If I’m to figure out what July 4th means to me, I have to determine what America means to me. My generation was raised to believe that America is the indispensable country: the best, most democratic, freest country in the world, a “shining city on a hill,” the culmination of history. Our Constitution is the envy of the world. We might not always get everything right, but we set the pace for everybody else.

Well, that’s the theory anyway. And it was true for a very long time. America was the envy of the world through most of the 19th century and certainly for the first half of the 20th century. We helped to win World War II and defeat the perils of Nazism and fascism, which really were menaces. But the final fifty years of the 20th century were filled with lessons of history. We learned, or had to be taught, that Black people hadn’t exactly participated in the fabled American Dream. Women weren’t even allowed to vote until 1920—exactly 100 years ago. Gay people were routinely ostracized. Japanese people were interned during WWII; poor people never fared well in America, and as we know all too well, our country is still the only so-called industrialized nation on Earth not to offer universal healthcare to its citizens. And there are other woes I could catalogue.

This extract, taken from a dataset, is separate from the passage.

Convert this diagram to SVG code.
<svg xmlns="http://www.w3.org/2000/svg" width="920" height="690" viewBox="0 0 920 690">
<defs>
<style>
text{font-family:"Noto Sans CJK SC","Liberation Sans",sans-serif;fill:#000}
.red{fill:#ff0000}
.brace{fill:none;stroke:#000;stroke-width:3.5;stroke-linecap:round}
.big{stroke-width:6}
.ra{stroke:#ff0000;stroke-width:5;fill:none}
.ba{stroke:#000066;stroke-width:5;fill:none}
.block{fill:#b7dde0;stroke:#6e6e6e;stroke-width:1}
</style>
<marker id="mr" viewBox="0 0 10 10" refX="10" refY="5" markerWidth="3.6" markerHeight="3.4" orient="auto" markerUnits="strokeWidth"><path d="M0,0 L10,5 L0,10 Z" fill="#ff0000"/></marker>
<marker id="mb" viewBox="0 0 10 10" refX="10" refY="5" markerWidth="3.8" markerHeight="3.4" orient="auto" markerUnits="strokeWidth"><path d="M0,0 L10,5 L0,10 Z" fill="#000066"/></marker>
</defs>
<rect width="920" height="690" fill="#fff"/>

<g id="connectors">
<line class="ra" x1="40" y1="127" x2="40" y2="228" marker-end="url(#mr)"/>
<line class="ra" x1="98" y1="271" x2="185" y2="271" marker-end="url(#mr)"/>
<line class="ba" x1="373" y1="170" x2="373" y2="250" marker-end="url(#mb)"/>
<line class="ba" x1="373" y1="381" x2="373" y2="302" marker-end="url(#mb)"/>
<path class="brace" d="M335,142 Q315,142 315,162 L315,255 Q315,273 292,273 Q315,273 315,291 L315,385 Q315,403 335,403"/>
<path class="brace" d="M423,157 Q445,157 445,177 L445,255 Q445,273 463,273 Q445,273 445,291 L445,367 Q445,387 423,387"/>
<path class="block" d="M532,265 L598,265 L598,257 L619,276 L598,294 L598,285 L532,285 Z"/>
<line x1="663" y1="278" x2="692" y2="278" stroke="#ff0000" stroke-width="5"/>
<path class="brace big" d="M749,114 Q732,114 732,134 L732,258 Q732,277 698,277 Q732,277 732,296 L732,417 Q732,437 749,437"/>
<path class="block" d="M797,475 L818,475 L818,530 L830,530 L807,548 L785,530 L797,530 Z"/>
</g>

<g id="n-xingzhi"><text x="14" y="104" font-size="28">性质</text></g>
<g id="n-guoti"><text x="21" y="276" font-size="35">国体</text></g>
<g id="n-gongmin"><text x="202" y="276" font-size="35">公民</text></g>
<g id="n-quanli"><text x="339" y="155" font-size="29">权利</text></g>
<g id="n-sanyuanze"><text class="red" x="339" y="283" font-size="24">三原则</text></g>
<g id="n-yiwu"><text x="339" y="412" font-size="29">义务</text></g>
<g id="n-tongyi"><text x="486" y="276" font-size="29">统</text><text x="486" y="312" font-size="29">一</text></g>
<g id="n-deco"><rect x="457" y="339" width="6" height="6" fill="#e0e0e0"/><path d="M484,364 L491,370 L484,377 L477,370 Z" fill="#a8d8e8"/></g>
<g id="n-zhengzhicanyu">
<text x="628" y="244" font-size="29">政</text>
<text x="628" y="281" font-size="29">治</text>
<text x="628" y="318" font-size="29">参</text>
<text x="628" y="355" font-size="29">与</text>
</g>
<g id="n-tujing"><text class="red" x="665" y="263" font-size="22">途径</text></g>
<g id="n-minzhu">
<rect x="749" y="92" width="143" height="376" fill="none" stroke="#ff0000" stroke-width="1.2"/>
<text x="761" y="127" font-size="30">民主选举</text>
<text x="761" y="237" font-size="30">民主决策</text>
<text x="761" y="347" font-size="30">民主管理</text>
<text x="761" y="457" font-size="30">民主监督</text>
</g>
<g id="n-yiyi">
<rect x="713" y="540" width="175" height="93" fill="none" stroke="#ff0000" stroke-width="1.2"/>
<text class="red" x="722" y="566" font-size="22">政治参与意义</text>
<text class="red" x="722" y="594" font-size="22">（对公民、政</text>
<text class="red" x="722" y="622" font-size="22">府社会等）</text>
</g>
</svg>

This was not apparent in the 1950s when I was in grade school, but it sure is today, and it colors my views of my country. I can no longer parrot the Republican line that America is the land of the free and home of the brave. We carry the burdens of several horrible legacies, slavery chief among them; how and why the issue of forced, legalized servitude was not emphasized more strongly in the schools when I was a kid is a source of bafflement to me. Human, chattel slavery is one of the worst crimes in the world. We’re paying the price for our stupidity. I may deplore the violence and looting that accompanies so many of the peaceful BLM protests, but I know enough of history to understand their rationale. You can’t make an omelet without cracking some eggs.

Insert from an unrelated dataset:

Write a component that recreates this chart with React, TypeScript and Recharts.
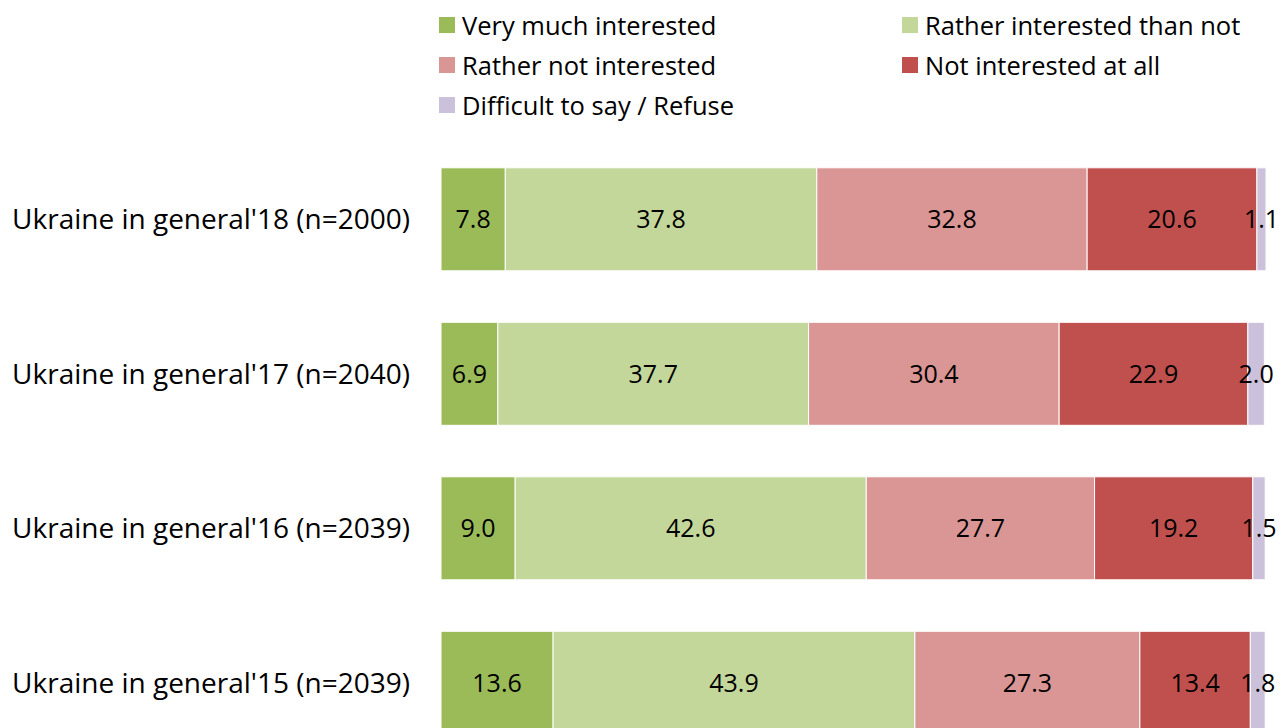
import React from "react";
import { BarChart, Bar, XAxis, YAxis, LabelList, Legend } from "recharts";

const categories = [
  "Ukraine in general'18 (n=2000)",
  "Ukraine in general'17 (n=2040)",
  "Ukraine in general'16 (n=2039)",
  "Ukraine in general'15 (n=2039)",
];
const veryMuch = [7.8, 6.9, 9.0, 13.6];
const ratherInterested = [37.8, 37.7, 42.6, 43.9];
const ratherNot = [32.8, 30.4, 27.7, 27.3];
const notAtAll = [20.6, 22.9, 19.2, 13.4];
const difficult = [1.1, 2.0, 1.5, 1.8];

const seriesNames = [
  "Very much interested",
  "Rather interested than not",
  "Rather not interested",
  "Not interested at all",
  "Difficult to say / Refuse",
];
const seriesKeys = ["v1", "v2", "v3", "v4", "v5"];
const colors = ["#9BBB59", "#C4D79B", "#DA9694", "#C0504D", "#CCC1DA"];

const data = categories.map((c, i) => ({
  name: c,
  v1: veryMuch[i],
  v2: ratherInterested[i],
  v3: ratherNot[i],
  v4: notAtAll[i],
  v5: difficult[i],
}));

const FONT = "'Open Sans', Lato, sans-serif";

const LegendContent = () => {
  const pos = [
    { left: 439, top: 12 },
    { left: 902, top: 12 },
    { left: 439, top: 52 },
    { left: 902, top: 52 },
    { left: 439, top: 92 },
  ];
  return (
    <div style={{ position: "relative", width: 1282, height: 130 }}>
      {seriesNames.map((n, i) => (
        <div
          key={n}
          style={{
            position: "absolute",
            left: pos[i].left,
            top: pos[i].top,
            display: "flex",
            alignItems: "center",
            height: 26,
            fontFamily: FONT,
            fontSize: 25.5,
            color: "#000",
            whiteSpace: "nowrap",
          }}
        >
          <span
            style={{
              display: "inline-block",
              width: 16,
              height: 16,
              background: colors[i],
              marginRight: 7,
            }}
          />
          {n}
        </div>
      ))}
    </div>
  );
};

export default function App() {
  return (
    <div
      style={{
        position: "absolute",
        left: 0,
        top: 0,
        width: 1282,
        height: 728,
        overflow: "hidden",
        background: "#fff",
      }}
    >
      <BarChart
        width={1282}
        height={770}
        data={data}
        layout="vertical"
        margin={{ top: 142, right: 16, bottom: 10, left: 0 }}
        barCategoryGap="16.7%"
      >
        <XAxis type="number" domain={[0, 100]} hide />
        <YAxis
          type="category"
          dataKey="name"
          width={441}
          axisLine={false}
          tickLine={false}
          tickSize={0}
          tickMargin={31}
          tick={{ fill: "#000", fontSize: 28, fontFamily: FONT }}
        />
        <Legend
          layout="horizontal"
          verticalAlign="middle"
          align="center"
          wrapperStyle={{ position: "absolute", top: 0, left: 0, width: 1282 }}
          content={() => <LegendContent />}
        />
        {seriesKeys.map((k, i) => (
          <Bar
            key={k}
            dataKey={k}
            name={seriesNames[i]}
            stackId="a"
            fill={colors[i]}
            stroke="#ffffff"
            strokeWidth={1}
            isAnimationActive={false}
          >
            <LabelList
              dataKey={k}
              position="center"
              formatter={(v: any) => Number(v).toFixed(1)}
              style={{ fill: "#000", fontSize: 25, fontFamily: FONT }}
            />
          </Bar>
        ))}
      </BarChart>
    </div>
  );
}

So when I see these rightwingers at Trump rallies with their American flags, spouting platitudes about America and MAGA, I don’t feel any patriotism at all. Rather, I feel shame that such a stupid movement exists in my country. I don’t hate America. I rather like the relative freedoms we have here, and I love the radical idea that “all men are created equal.” But I hate the economic disparities, the homophobia, racism and xenophobia that Trump has enabled, I deplore the religious crackpots that have too much influence in government, and I condemn these NRA, open-carry ammophiles who feel they can’t be masculine without some sidearm strapped to their hip.

So July 4th? Maybe I’ll feel better about it next year. This year? Meh.